Divide and conquer

A stated aim of the recently published Water Bill is to stimulate innovation in the UK water sector. The industry has traditionally been slow to embrace new ideas and new technologies.

The Water Bill, alongside Ofwat’s 2014 price review (PR14), contains some elements of progress on the innovation front. The moves towards total expenditure, or totex, and an outcomes-based approach are sensible and should stimulate some level of new thinking.

Unfortunately, they do not go far enough. In most part the Water Bill is disappointing and will do little to encourage any acceleration in innovation. There remain fundamental structural barriers to innovation that could and should be addressed. A far more radical structural transformation of the water industry and its regulation is

required if UK utilities are to meet rapidly emerging risks associated with providing clean water.

The UK currently practices “micro-­regulation”, where individual investment programmes are reviewed and approved by Ofwat for funding. This creates inertia, locks in specific investment programmes over five years and constrains flexibility to introduce innovation in a shorter cycle time.

The setting of leakage targets is an excellent example. Ambitious initial targets stimulated a wave of innovation in the industry. But over the past ten years leakage targets have remained essentially flat, based on the incorrect assumption that the sustainable economic level of leakage has remained the same. That lack of ambition in setting leakage targets has eliminated almost all the pressure on utilities to find more effective ways of reducing leakage.

The Water Bill includes tentative moves towards structural change focused on introducing more competition into the industry. But using competition as a mechanism to stimulate innovation in the water industry is an ideologically driven mirage. Experiences in the energy sector have shown that it is highly unlikely to result in any significant developments.

A challenge to many investment initiatives is the lack of a realistic internal value of water. As UK utilities manage the entire water production line, from source to tap, they often only consider the marginal costs of producing water in any business case. That places an artificially low value on the business impact of many innovations.

Separating water companies into wholesale and retail divisions would, however, stimulate significant levels of innovation to the benefit of customers and shareholders. It would also improve environmental performance and encourage a more realistic price and value for water. It would be the engine for innovation because each retail distributor would be required to weigh up the cost of investment alongside the real value of water conserved.

The role of the regulator would then be to ensure that the customer was protected, and that the price and service delivered to the customer were fair. It would be able to set the pricing and service level requirements from the wholesaler to ensure prices are not inflated at this stage. Regulation could then focus on the boundaries between the wholesaler and retailer, and also between the retailer and customer. Beyond that there could be deregulation. There should be no micro-regulation of individual investments and projects.

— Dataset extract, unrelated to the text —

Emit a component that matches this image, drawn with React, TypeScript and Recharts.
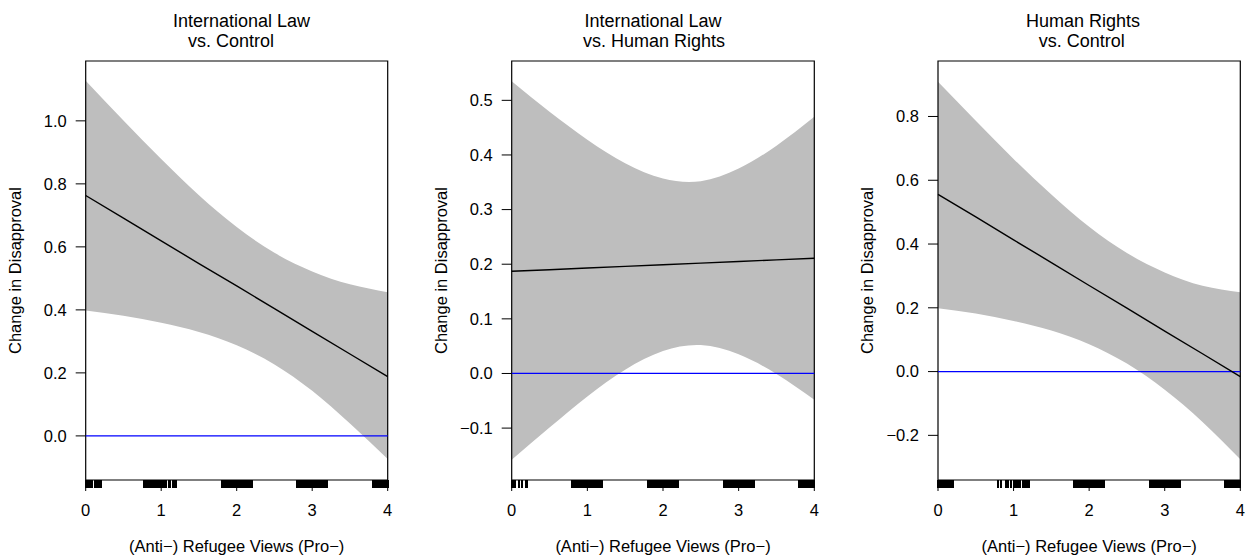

By separating retail and wholesale, and regulating only at the boundaries, we could create the freedom and commercial incentives to drive continuous innovation.

This structure would lock in the commercial incentive for the retailer to continuously improve their operations (while maintaining their service levels), since that would maximise profits and returns to shareholders.

This approach avoids force-fitting a competitive market on to the industry and would free retailers to make their service delivery as cost effective as possible in whatever way they saw fit.

It would also help create the conditions in which the UK could lead the world in smart water technologies and services. The water industry represents a strategically important economic growth opportunity for UK plc. It is an exciting global market that UK utilities and their supply chains are well placed to take advantage of.

The need to manage water provision more effectively and efficiently around the world is being driven by climate change, urbanisation and population growth pressures. Water scarcity is being forced up the global risk agenda. Traditional approaches to network management will simply not be efficient enough to meet future demand for water.

Despite a conservative approach over the past few years, the UK water industry retains a strong reputation for best practices in water network management. The radical restructuring outlined in this article would also help create the conditions in which the UK could lead the world in smart water technologies and services.

It is no coincidence that many of the pioneering leakage-related technologies now in use around the world were developed and first adopted in the UK. The setting of leakage targets in 1990s created many of the tools and techniques that much of the rest of the world has now taken on board.

The UK’s water utilities and the supply chain that supports them have the potential to lead the world market for smart water networks. We need to be bold and unleash that potential.

Real innovation in the UK would benefit utility customers and their shareholders, as well as the environment, and encourage high technology, export-driven economic growth in new, cleaner water technologies.